Developed as a joint venture between the New Jersey Department of Health and community leaders and activists, the study was designed to address the concerns of nearby residents to toxic chemicals emanating from the hazardous waste landfill. Infant birthweights were selected for study because they are an objective indicator of infant health, and because the information could be readily obtained from birth certificates. The researchers took into account potential risk factors such as maternal age and education, previous pregnancies and prenatal care, but other factors, such as maternal health, and cigarette and alcohol consumption during pregnancy, were not included on the birth certificate and could not be evaluated.

 

First excavated as a source of sand and gravel, the Lipari landfill was later back-filled with municipal waste, household wastes, liquid and solid chemical wastes, and other industrial wastes. These included cleaning solvents, resins, paint and paint thinners, ester press cakes, phenol wastes and amine wastes.

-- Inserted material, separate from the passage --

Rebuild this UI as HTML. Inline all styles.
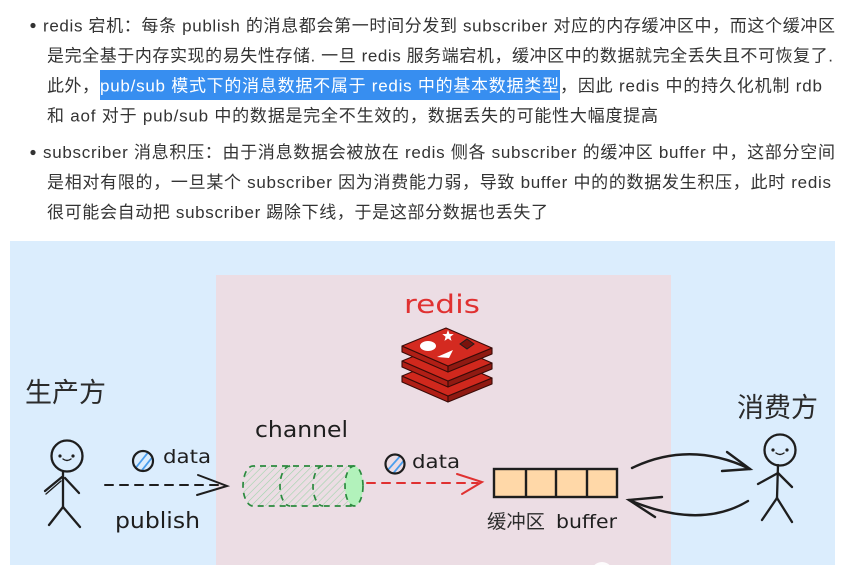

Operation of the landfill ended in 1971 because of nearby residents' complaints regarding odors, respiratory problems, headaches, nausea, and dying vegetation.

 

In 1985, a remedial investigation of the Lipari landfill conducted by EPA revealed hazardous levels of a chemical called bis chloroethyl ether (BCEE). Other chemicals identified by the investigators included benzene, toluene, methylene chloride, dichloroethane, formaldehyde, phenol, chromium, nickel, mercury, lead, selenium, arsenic, and silver.

 

The researchers said, "The real public health threat to residents near the contamination was likely due to volatile organic compounds-chemicals such as benzene and xylene that evaporate into the air and thus expose people nearby." Both have been associated with low birthweight in some animal studies.

 

Other studies have linked low birthweight offspring to men working with auto body solvents and working mothers exposed to polychlorinated biphenyls (PCBs). Low birthweight (an average decrease of 50 grams) was also shown in the newborns of homeowners in the Love Canal, N.Y., neighborhood.

 

*This is the August issue of the journal, which was delayed by publishing difficulties until today.